* TASK STATEMENT: Without the pictures, output the lines of the material from the very first through the one that holds "from bokeh.resources import INLINE".

* RECORDS SHOWN:
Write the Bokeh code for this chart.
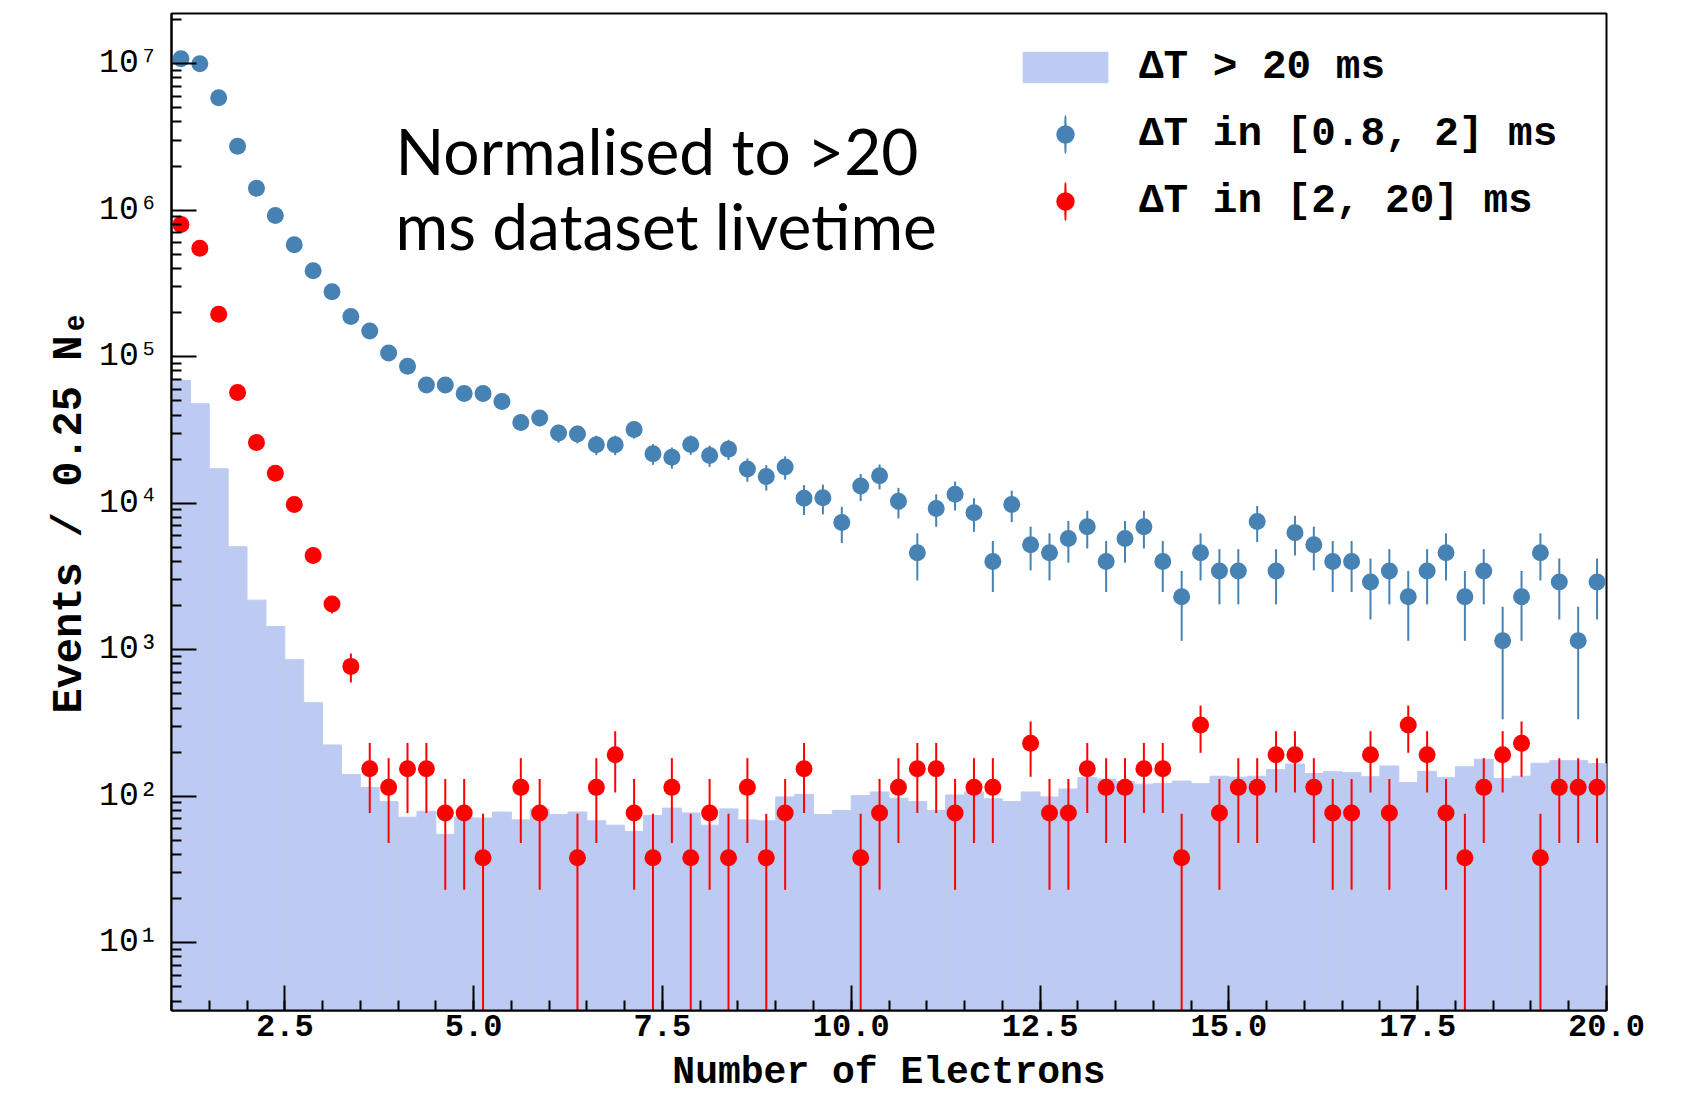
from bokeh.plotting import figure
from bokeh.models import (Range1d, FixedTicker, SingleIntervalTicker, PrintfTickFormatter,
                          Legend, LegendItem, Label)
from bokeh.layouts import column
from bokeh.embed import file_html
from bokeh.resources import INLINE

# ---------------- data ----------------
bin_width = 0.25
first_edge = 1.0
n_bins = 76
bin_edges = [first_edge + bin_width * i for i in range(n_bins + 1)]
bin_centers = [first_edge + bin_width * (i + 0.5) for i in range(n_bins)]

# Delta T > 20 ms (filled histogram)
hist_gt20 = [69000, 47800, 17200, 5050, 2180, 1440, 855, 435, 224, 141,
             115, 92, 72, 79, 55, 72,
             71, 78, 69, 82, 75, 78, 68, 63.5, 57.5, 74,
             83, 77, 63.5, 82, 69, 68, 99, 103, 75, 80,
             101, 107, 97, 92, 80, 102, 107, 96, 92, 107,
             99, 112, 134, 131, 126, 121, 122, 127, 122, 137,
             135, 137, 152, 166, 143, 147, 145, 136, 161, 124,
             148, 134, 159, 179, 132, 137, 168, 175, 175, 167]

# Delta T in [0.8, 2] ms
blue_vals = [1.08e7, 1.0e7, 5.86e6, 2.73e6, 1.41e6, 9.2e5, 5.8e5, 3.86e5, 2.78e5, 1.88e5,
             1.50e5, 1.06e5, 8.6e4, 6.4e4, 6.4e4, 5.6e4, 5.6e4, 4.95e4, 3.56e4, 3.82e4,
             3.01e4, 2.97e4, 2.51e4, 2.51e4, 3.19e4, 2.18e4, 2.06e4, 2.52e4, 2.12e4, 2.34e4,
             1.71e4, 1.52e4, 1.77e4, 1.08e4, 1.09e4, 7.4e3, 1.31e4, 1.54e4, 1.03e4, 4.6e3,
             9.2e3, 1.15e4, 8.6e3, 4.0e3, 9.8e3, 5.2e3, 4.6e3, 5.75e3, 6.9e3, 4.0e3,
             5.75e3, 6.9e3, 4.0e3, 2.3e3, 4.6e3, 3.45e3, 3.45e3, 7.5e3, 3.45e3, 6.3e3,
             5.2e3, 4.0e3, 4.0e3, 2.9e3, 3.45e3, 2.3e3, 3.45e3, 4.6e3, 2.3e3, 3.45e3,
             1.15e3, 2.3e3, 4.6e3, 2.9e3, 1.15e3, 2.9e3]
blue_errs = [7.9e4, 7.6e4, 5.8e4, 4.0e4, 2.85e4, 2.3e4, 1.83e4, 1.49e4, 1.26e4, 1.04e4,
             9.3e3, 7.8e3, 7.0e3, 6.1e3, 6.1e3, 5.7e3, 5.7e3, 5.3e3, 4.5e3, 4.7e3,
             4.2e3, 4.1e3, 3.8e3, 3.8e3, 4.3e3, 3.5e3, 3.4e3, 3.8e3, 3.5e3, 3.7e3,
             3.1e3, 3.0e3, 3.2e3, 2.5e3, 2.5e3, 2.06e3, 2.74e3, 2.98e3, 2.43e3, 1.63e3,
             2.3e3, 2.57e3, 2.22e3, 1.52e3, 2.37e3, 1.72e3, 1.63e3, 1.82e3, 1.99e3, 1.52e3,
             1.82e3, 1.99e3, 1.52e3, 1.15e3, 1.63e3, 1.41e3, 1.41e3, 2.07e3, 1.41e3, 1.9e3,
             1.72e3, 1.52e3, 1.52e3, 1.29e3, 1.41e3, 1.15e3, 1.41e3, 1.63e3, 1.15e3, 1.41e3,
             815, 1.15e3, 1.63e3, 1.29e3, 815, 1.29e3]

# Delta T in [2, 20] ms (None = empty bin)
red_vals = [8.0e5, 5.5e5, 1.95e5, 5.7e4, 2.6e4, 1.6e4, 9.8e3, 4.4e3, 2.05e3, 770,
            154, 115, 154, 154, 77, 77, 38, None, 115, 77,
            None, 38, 115, 192, 77, 38, 115, 38, 77, 38,
            115, 38, 77, 154, None, None, 38, 77, 115, 154,
            154, 77, 115, 115, None, 230, 77, 77, 154, 115,
            115, 154, 154, 38, 307, 77, 115, 115, 192, 192,
            115, 77, 77, 192, 77, 307, 192, 77, 38, 115,
            192, 230, 38, 115, 115, 115]
red_errs = [5540, 4600, 2740, 1480, 1000, 784, 613, 411, 280, 172,
            77, 67, 77, 77, 54, 54, 38, None, 67, 54,
            None, 38, 67, 86, 54, 38, 67, 38, 54, 38,
            67, 38, 54, 77, None, None, 38, 54, 67, 77,
            77, 54, 67, 67, None, 94, 54, 54, 77, 67,
            67, 77, 77, 38, 109, 54, 67, 67, 86, 86,
            67, 54, 54, 86, 54, 109, 86, 54, 38, 67,
            86, 94, 38, 67, 67, 67]

y_tick_labels = {10: "10\u00b9", 100: "10\u00b2", 1000: "10\u00b3", 10000: "10\u2074",
                 100000: "10\u2075", 1000000: "10\u2076", 10000000: "10\u2077"}

label_hist = "\u0394T > 20 ms"
label_blue = "\u0394T in [0.8, 2] ms"
label_red = "\u0394T in [2, 20] ms"
x_title = "Number of Electrons"
y_title = "Events / 0.25 N\u2091"
annotation_lines = ["Normalised to >20", "ms dataset livetime"]

# ---------------- styles ----------------
HIST_COLOR = "#bdcbf2"
BLUE = "#4682b4"
RED = "#ff0000"
MONO = "Liberation Mono"
W = 1706
H_MAIN = 1050
H_TITLE = 1094 - H_MAIN

p = figure(width=W, height=H_MAIN, y_axis_type="log",
           x_range=Range1d(1.0, 20.0), y_range=Range1d(3.45, 2.2e7),
           output_backend="svg", toolbar_location=None,
           min_border_left=171, min_border_right=100, min_border_top=13, min_border_bottom=40,
           background_fill_color="white", border_fill_color="white")

p.grid.visible = False
p.outline_line_color = "black"
p.outline_line_width = 2

# histogram
floor = [1e-3] * n_bins
hist_r = p.quad(left=bin_edges[:-1], right=bin_edges[1:], bottom=floor, top=hist_gt20,
                fill_color=HIST_COLOR, line_color=HIST_COLOR, line_width=1)

# blue points + errors
b_lo = [max(v - e, 1e-3) for v, e in zip(blue_vals, blue_errs)]
b_hi = [v + e for v, e in zip(blue_vals, blue_errs)]
p.segment(x0=bin_centers, y0=b_lo, x1=bin_centers, y1=b_hi, line_color=BLUE, line_width=2)
blue_r = p.scatter(x=bin_centers, y=blue_vals, size=17, fill_color=BLUE, line_color=None)

# red points + errors
rx = [c for c, v in zip(bin_centers, red_vals) if v is not None]
rv = [v for v in red_vals if v is not None]
re_ = [e for e in red_errs if e is not None]
r_lo = [max(v - e, 1e-3) for v, e in zip(rv, re_)]
r_hi = [v + e for v, e in zip(rv, re_)]
p.segment(x0=rx, y0=r_lo, x1=rx, y1=r_hi, line_color=RED, line_width=2)
red_r = p.scatter(x=rx, y=rv, size=17, fill_color=RED, line_color=None)

# legend keys for the vertical error bar: a zero-width ellipse hidden under the first marker
blue_key = p.ellipse(x=bin_centers[:1], y=blue_vals[:1], width=0.01, height=1,
                     width_units="screen", height_units="screen",
                     fill_color=None, line_color=BLUE, line_width=2)
red_key = p.ellipse(x=rx[:1], y=rv[:1], width=0.01, height=1,
                    width_units="screen", height_units="screen",
                    fill_color=None, line_color=RED, line_width=2)

# axes
xa = p.xaxis[0]
xa.ticker = SingleIntervalTicker(interval=2.5, num_minor_ticks=5)
xa.formatter = PrintfTickFormatter(format="%.1f")
ya = p.yaxis[0]
ya.ticker = FixedTicker(ticks=list(y_tick_labels.keys()),
                        minor_ticks=[m * 10 ** k for k in range(0, 8) for m in range(2, 10)])
ya.major_label_overrides = y_tick_labels

for ax in (xa, ya):
    ax.axis_line_color = "black"
    ax.axis_line_width = 2
    ax.major_tick_in = 25
    ax.major_tick_out = 0
    ax.minor_tick_in = 10
    ax.minor_tick_out = 0
    ax.major_tick_line_width = 2
    ax.minor_tick_line_width = 2
    ax.major_tick_line_color = "black"
    ax.minor_tick_line_color = "black"
    ax.major_label_text_font = MONO
    ax.major_label_text_color = "black"
    ax.axis_label_text_font = MONO
    ax.axis_label_text_font_style = "bold"
    ax.axis_label_text_color = "black"
    ax.axis_label_text_font_size = "42px"

xa.major_label_text_font_size = "32px"
xa.major_label_text_font_style = "bold"
xa.major_label_standoff = 4

ya.major_label_text_font_size = "33px"
ya.major_label_standoff = 13
ya.axis_label = y_title
ya.axis_label_standoff = 2

# legends
legend_style = dict(orientation="vertical", glyph_width=106, padding=0, margin=0,
                    label_standoff=21, border_line_color=None, background_fill_alpha=0,
                    label_text_font=MONO, label_text_font_style="bold",
                    label_text_font_size="41px", label_text_color="black")
legend_hist = Legend(items=[LegendItem(label=label_hist, renderers=[hist_r])],
                     location=(841, 920), glyph_height=38, label_height=38, **legend_style)
legend_pts = Legend(items=[LegendItem(label=label_blue, renderers=[blue_key, blue_r]),
                           LegendItem(label=label_red, renderers=[red_key, red_r])],
                    location=(841, 786), glyph_height=46, label_height=46, spacing=21,
                    **legend_style)
p.add_layout(legend_hist)
p.add_layout(legend_pts)

# annotation text
for line, ymid in zip(annotation_lines, [860, 785]):
    p.add_layout(Label(x=224, y=ymid, x_units="screen", y_units="screen", text=line,
                       text_font="Lato", text_font_size="64px", text_color="black",
                       text_baseline="middle", text_align="left"))

# strip below the main plot carrying the x-axis title (its frame aligns with the main frame)
t = figure(width=W, height=H_TITLE, x_range=Range1d(0, 1), y_range=Range1d(0, 1),
           x_axis_type=None, y_axis_type=None, output_backend="svg", toolbar_location=None,
           min_border_left=0, min_border_right=0, min_border_top=0, min_border_bottom=0,
           background_fill_color="white", border_fill_color="white")
t.outline_line_color = None
t.grid.visible = False
t.add_layout(Label(x=717.5, y=H_TITLE / 2, x_units="screen", y_units="screen", text=x_title,
                   text_font=MONO, text_font_style="bold", text_font_size="38px",
                   text_color="black", text_baseline="middle", text_align="center"))

page = column(p, t, spacing=0)
open("out.html", "w").write(file_html(page, INLINE))
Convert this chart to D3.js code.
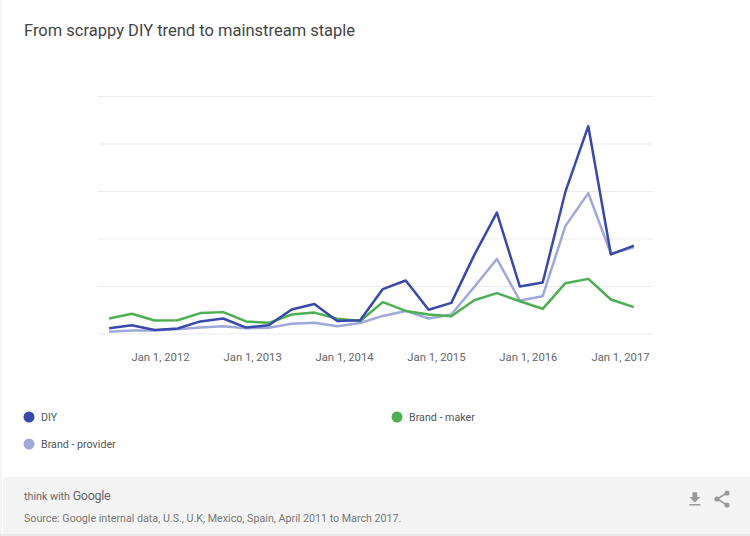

* ANSWER TO THE TASK:
Write the Bokeh code for this chart.
from bokeh.plotting import figure
from bokeh.models import (Range1d, FixedTicker, SingleIntervalTicker, PrintfTickFormatter,
                          Legend, LegendItem, Label)
from bokeh.layouts import column
from bokeh.embed import file_html
from bokeh.resources import INLINE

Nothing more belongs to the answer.